Exercise materials -
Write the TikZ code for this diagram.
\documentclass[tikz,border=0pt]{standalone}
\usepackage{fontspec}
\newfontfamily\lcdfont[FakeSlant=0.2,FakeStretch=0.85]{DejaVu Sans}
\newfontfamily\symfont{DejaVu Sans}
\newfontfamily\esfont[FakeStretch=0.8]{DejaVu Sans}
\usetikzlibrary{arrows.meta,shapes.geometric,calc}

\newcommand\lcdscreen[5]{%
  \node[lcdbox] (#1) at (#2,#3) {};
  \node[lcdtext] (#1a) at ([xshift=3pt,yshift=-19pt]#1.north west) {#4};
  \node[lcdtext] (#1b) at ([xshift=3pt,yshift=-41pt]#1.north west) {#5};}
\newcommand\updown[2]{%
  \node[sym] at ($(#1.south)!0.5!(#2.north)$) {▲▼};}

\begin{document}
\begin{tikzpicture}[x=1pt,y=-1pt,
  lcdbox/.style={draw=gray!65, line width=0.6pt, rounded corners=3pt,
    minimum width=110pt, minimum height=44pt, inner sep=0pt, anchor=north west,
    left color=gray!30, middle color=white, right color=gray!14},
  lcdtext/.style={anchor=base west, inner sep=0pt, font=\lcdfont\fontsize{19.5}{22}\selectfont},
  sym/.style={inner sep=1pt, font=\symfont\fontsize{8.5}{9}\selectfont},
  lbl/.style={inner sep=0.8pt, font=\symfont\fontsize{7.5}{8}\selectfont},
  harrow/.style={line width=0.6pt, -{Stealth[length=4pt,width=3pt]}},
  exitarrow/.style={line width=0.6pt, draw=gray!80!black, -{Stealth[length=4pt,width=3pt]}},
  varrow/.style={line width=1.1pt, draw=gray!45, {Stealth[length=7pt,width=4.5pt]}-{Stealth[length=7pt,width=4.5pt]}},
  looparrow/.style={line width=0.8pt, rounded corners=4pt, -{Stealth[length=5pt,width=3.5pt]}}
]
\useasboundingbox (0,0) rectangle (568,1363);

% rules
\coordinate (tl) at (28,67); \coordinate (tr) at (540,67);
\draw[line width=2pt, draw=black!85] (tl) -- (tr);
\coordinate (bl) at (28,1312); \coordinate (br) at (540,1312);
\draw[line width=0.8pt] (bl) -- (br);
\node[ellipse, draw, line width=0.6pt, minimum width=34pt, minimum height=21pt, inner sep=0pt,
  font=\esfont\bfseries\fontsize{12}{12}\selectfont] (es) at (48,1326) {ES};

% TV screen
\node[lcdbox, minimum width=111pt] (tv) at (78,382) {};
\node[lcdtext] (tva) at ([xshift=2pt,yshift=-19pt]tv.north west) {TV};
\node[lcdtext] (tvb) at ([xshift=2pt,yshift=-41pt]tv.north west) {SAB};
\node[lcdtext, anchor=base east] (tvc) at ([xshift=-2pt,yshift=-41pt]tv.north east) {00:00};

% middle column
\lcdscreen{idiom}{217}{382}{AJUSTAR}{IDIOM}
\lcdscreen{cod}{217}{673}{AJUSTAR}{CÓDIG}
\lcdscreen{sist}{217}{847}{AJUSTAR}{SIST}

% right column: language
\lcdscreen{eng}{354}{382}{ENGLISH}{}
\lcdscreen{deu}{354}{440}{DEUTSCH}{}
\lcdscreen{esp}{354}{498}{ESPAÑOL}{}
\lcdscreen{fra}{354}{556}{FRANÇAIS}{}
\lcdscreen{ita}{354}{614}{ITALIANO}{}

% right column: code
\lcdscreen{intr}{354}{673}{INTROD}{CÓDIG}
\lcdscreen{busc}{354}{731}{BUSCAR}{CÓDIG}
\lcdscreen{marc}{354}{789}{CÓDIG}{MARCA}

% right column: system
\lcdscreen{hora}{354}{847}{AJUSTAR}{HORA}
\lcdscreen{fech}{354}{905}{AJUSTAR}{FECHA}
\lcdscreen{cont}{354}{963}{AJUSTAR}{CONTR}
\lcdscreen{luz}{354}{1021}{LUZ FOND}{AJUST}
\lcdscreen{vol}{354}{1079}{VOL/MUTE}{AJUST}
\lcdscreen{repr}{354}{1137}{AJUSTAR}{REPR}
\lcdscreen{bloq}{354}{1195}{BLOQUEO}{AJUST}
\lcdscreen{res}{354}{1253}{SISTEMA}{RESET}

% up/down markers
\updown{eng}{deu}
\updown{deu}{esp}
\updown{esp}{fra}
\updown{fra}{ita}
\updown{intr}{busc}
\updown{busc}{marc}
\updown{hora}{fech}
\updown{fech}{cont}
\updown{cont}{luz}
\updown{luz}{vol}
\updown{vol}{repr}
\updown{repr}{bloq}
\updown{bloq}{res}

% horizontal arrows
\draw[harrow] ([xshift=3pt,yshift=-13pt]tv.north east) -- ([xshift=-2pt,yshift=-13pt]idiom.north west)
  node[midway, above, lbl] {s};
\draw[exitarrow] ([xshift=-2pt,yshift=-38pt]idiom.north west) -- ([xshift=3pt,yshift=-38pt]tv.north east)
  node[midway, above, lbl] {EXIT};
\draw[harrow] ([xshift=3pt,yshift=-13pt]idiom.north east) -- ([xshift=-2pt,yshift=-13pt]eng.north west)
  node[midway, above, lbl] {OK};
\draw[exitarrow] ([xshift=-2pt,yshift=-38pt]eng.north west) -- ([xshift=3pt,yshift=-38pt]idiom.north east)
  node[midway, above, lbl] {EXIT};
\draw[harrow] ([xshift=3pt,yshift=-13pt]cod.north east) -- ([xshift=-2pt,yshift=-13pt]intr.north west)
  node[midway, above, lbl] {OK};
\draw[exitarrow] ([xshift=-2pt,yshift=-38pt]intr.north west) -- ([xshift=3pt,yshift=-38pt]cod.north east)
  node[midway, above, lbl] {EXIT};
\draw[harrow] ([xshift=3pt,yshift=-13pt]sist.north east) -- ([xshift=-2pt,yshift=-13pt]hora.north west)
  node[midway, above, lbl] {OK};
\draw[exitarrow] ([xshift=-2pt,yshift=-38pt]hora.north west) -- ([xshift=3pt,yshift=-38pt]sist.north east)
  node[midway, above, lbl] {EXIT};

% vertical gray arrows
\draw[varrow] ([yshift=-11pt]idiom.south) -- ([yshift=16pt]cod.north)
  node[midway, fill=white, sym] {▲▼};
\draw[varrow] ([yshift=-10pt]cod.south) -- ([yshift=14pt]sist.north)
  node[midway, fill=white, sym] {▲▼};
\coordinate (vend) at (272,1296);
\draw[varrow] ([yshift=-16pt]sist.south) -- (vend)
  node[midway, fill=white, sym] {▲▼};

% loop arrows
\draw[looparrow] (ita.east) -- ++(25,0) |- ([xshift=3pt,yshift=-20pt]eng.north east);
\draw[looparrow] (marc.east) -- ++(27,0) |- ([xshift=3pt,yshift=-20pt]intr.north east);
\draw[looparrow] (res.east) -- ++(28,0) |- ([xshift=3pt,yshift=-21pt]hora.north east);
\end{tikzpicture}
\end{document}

==

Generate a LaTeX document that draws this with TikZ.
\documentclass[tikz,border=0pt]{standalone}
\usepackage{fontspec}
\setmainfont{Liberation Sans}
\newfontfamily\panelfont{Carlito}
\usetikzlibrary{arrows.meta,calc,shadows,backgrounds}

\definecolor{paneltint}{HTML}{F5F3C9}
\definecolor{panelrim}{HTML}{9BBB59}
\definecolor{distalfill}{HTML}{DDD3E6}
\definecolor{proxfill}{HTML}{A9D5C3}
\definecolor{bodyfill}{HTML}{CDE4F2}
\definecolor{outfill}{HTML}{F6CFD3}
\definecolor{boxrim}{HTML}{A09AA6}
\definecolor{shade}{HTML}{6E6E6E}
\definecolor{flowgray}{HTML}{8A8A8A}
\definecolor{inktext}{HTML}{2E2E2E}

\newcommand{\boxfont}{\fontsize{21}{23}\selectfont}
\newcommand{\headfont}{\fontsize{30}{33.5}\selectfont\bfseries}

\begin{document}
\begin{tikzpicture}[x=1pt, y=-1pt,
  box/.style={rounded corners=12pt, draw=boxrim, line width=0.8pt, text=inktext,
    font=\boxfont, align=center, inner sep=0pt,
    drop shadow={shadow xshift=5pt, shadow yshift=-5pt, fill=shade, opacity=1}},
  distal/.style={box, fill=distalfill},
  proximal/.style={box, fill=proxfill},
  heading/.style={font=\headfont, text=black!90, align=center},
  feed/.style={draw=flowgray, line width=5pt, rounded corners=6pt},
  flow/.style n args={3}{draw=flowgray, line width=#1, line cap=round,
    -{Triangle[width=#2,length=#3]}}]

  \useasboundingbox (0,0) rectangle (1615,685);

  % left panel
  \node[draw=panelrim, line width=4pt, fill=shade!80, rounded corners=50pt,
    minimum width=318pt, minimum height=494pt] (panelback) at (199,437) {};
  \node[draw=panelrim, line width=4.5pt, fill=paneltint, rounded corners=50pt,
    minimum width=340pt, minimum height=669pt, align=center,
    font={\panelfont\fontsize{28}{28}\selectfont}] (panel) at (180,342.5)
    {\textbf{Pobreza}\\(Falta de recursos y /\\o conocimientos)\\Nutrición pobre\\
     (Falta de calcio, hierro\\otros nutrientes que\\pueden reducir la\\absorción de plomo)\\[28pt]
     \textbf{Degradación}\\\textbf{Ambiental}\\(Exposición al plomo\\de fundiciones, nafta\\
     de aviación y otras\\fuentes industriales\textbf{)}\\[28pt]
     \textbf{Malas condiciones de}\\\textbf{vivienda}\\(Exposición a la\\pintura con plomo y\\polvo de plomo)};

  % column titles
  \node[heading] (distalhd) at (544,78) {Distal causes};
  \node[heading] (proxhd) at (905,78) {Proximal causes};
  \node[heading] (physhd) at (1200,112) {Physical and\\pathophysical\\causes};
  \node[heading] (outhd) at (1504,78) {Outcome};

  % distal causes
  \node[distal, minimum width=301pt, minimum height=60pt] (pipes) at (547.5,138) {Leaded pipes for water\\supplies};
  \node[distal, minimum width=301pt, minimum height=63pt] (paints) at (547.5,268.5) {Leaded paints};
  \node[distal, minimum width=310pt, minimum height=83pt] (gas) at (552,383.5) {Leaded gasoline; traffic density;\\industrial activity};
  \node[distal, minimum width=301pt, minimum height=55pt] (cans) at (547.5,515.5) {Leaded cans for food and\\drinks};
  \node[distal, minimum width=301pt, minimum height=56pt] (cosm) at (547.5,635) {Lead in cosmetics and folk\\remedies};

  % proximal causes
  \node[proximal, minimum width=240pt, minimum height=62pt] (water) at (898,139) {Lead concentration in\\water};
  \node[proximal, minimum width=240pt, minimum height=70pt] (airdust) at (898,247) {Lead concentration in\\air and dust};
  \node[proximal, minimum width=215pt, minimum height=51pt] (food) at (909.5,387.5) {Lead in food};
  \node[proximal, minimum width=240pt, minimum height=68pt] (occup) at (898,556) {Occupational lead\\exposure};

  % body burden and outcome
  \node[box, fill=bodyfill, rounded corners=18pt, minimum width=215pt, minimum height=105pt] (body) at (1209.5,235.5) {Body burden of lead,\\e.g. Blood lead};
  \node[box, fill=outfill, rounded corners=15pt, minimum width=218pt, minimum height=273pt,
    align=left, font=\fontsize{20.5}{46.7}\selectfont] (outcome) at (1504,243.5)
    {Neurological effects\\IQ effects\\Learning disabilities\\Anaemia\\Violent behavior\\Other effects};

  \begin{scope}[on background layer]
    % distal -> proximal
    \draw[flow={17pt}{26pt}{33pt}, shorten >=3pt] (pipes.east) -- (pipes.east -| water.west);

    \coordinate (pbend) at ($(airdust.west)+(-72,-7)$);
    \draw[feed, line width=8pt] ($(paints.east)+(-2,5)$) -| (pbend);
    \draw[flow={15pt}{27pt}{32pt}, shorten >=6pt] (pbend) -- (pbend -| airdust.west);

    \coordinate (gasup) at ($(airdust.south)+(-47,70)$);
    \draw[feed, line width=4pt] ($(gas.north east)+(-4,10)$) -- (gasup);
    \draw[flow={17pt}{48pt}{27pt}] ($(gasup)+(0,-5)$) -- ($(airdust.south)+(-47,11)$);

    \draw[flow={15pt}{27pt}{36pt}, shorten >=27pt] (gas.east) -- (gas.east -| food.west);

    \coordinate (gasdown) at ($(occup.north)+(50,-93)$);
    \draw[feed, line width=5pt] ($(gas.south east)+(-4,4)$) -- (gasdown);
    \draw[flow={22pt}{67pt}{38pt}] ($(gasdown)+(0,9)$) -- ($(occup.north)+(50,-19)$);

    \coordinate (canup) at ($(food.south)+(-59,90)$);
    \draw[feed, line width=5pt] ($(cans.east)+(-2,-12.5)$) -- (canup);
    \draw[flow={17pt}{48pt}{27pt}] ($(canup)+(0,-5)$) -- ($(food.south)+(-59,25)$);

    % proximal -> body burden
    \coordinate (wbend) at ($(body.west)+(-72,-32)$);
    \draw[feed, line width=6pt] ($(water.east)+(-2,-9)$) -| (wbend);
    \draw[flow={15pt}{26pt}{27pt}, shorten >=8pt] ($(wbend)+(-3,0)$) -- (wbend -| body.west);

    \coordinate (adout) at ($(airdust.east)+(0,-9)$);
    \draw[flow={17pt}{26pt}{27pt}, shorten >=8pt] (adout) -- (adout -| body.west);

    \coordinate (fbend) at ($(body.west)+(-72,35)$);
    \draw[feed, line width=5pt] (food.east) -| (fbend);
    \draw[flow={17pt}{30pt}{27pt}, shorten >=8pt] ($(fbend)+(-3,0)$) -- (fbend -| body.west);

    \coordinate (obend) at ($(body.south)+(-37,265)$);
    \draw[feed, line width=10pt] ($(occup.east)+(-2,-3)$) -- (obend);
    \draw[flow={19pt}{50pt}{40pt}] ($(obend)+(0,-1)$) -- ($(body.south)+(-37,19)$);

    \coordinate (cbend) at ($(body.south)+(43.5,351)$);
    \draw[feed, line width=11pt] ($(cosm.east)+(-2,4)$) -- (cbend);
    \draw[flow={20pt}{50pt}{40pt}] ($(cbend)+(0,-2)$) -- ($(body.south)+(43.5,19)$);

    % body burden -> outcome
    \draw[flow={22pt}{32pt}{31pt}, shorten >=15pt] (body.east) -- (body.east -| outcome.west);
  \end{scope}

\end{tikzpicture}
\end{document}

Written instruction - Pull out each line of the listing that holds the string "code".

Output -
Write the TikZ code for this diagram.
% right column: code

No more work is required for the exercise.